Mayo expects the New York bank to report $1.90 a share, compared to consensus estimates of $1.84. Mayo said he estimates “9% year-over-year growth in trading largely because volatility and estimated end-user hedging needs remained high through the month of March.” KBW’s Konrad cut Citi’s Q1 EPS to $1.83 from $2.07 a share due to lower banking fees and higher provisions, but raised his price target for Citi to $96 from $92.
Citi has seen its stock slide about 13% since April 2, when President Trump introduced his “Liberation Day” tariffs. On Thursday, the stock was down about 4% to close at $61.59.
Mayo expects JPMorgan Chase, the nation’s largest bank, to deliver a Q1 beat. JPMorgan, in the short term, should benefit from volatility given its role as a market facilitator, while in the medium term, the bank should be among those most set to benefit from deregulation, Mayo said in a March 27 note. He boosted JPMorgan Q1 EPS estimate by 12 cents to $4.77 a share, up from consensus estimates of $4.58. KBW’s Konrad decreased his estimate by one cent to $4.65 with a price target that remains at $264.
“JPM is a best-in-class bank trading at only 60% of the market [price-to-earnings ratio],” Mayo said.
JPMorgan’s stock has fallen about 7% since April 2. On Thursday, the stock ended at 227.11, down more than 3%.
Capital markets rebound delayed
Both Mayo and Konrad reduced their estimates for Morgan Stanley’s Q1 EPS. Mayo expects MS to report $2.21 a share, down 10 cents from his prior expectations while KBW’s Konrad anticipates $2.20 a share. The consensus estimate for MS is $2.22. Both analysts also reduced their price target for Morgan Stanley, with Mayo at $130 and Konrad at $135. “In our view, continued capital markets recovery is delayed and not dead, with better activity likely later in 2025, and MS likely benefiting from seasonally front-loaded net new assets in wealth in first quarter 2025,” Mayo wrote. Since April 2, shares of Morgan Stanley have fallen roughly 8%. The stock closed Thursday off nearly 5% to $106.58.

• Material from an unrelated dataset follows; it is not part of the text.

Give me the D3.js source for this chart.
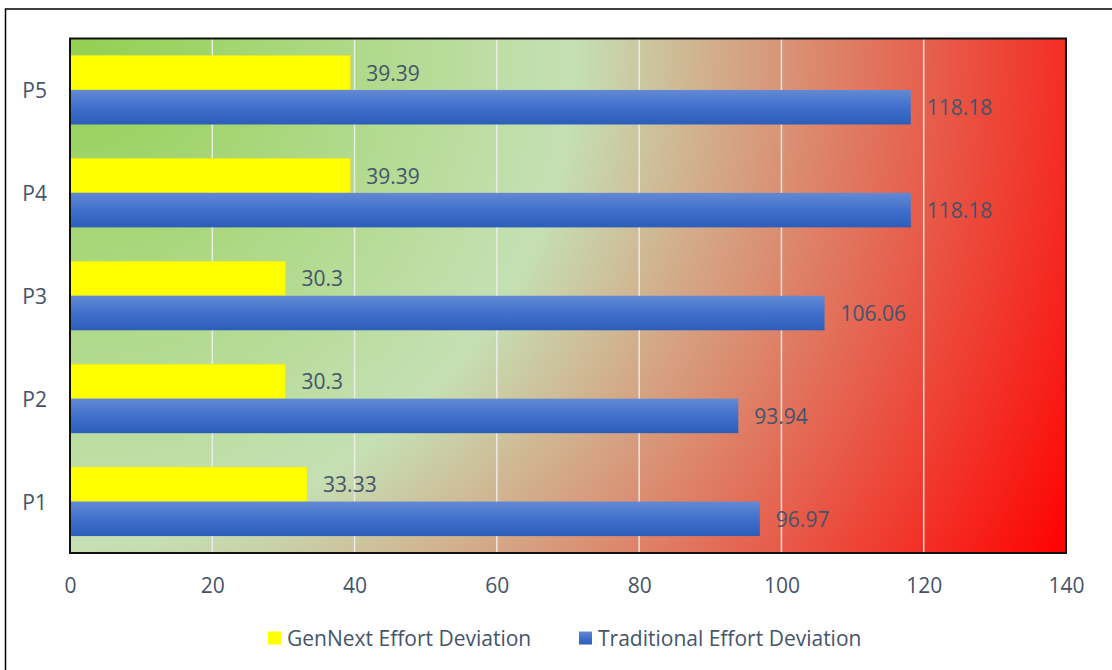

Wells Fargo is also on tap to report Friday. KBW’s Konrad boosted his expectations for WFC by one cent to $1.22 a share, in line with Wall Street’s expectations. Konrad also cut his price target to $83 from $86. “The primary risks that could affect our earnings outlook and price target include an unexpected increase in credit costs, reduced loan demand, and margin pressure,” Konrad said in the April 3 note.
WFC’s stock has fallen more than 11% since Trump introduced the tariffs. The shares rebounded late Wednesday but gave back those gains Thursday, with the stock falling nearly 5% to 63.11.
Goldman Sachs, the storied investment bank, is scheduled to report their Q1 results on Monday, April 14. Mayo lowered his Q1 EPS estimate for Goldman to $12.90 while Konrad cut his expectation to $11.93. (Konrad also lowered his price target for GS to $600 from $660.) Despite lowering his estimates, Mayo said he still thinks a capital markets rebound is delayed and not dead. “However, the policy uncertainties are testing our conviction and making us think that the delay has a chance to be longer than expected with the chance of a “super cycle” more remote,” Mayo said.
Shares of Goldman have fallen about 11% since Trump introduced the tariffs. On Thursday, the stock closed down more than 5% to $489.80.
Lastly, Bank of America is slated to report on Tuesday, April 15. Mayo lowered his Q1 EPS estimate by two cents to 78 cents, while Konrad reduced his expectations by a nickel to 84 cents. He cut his price target to $55 from $59 while Mayo remained unchanged at $56. BAC shares have fallen 16% since April 2, and closed Thursday at $34.85, down nearly 4%.
“Consumers should benefit from improving low-cost deposit pricing (mix likely stabilized) with some headwinds in seasonal card fees,” Mayo wrote in the note.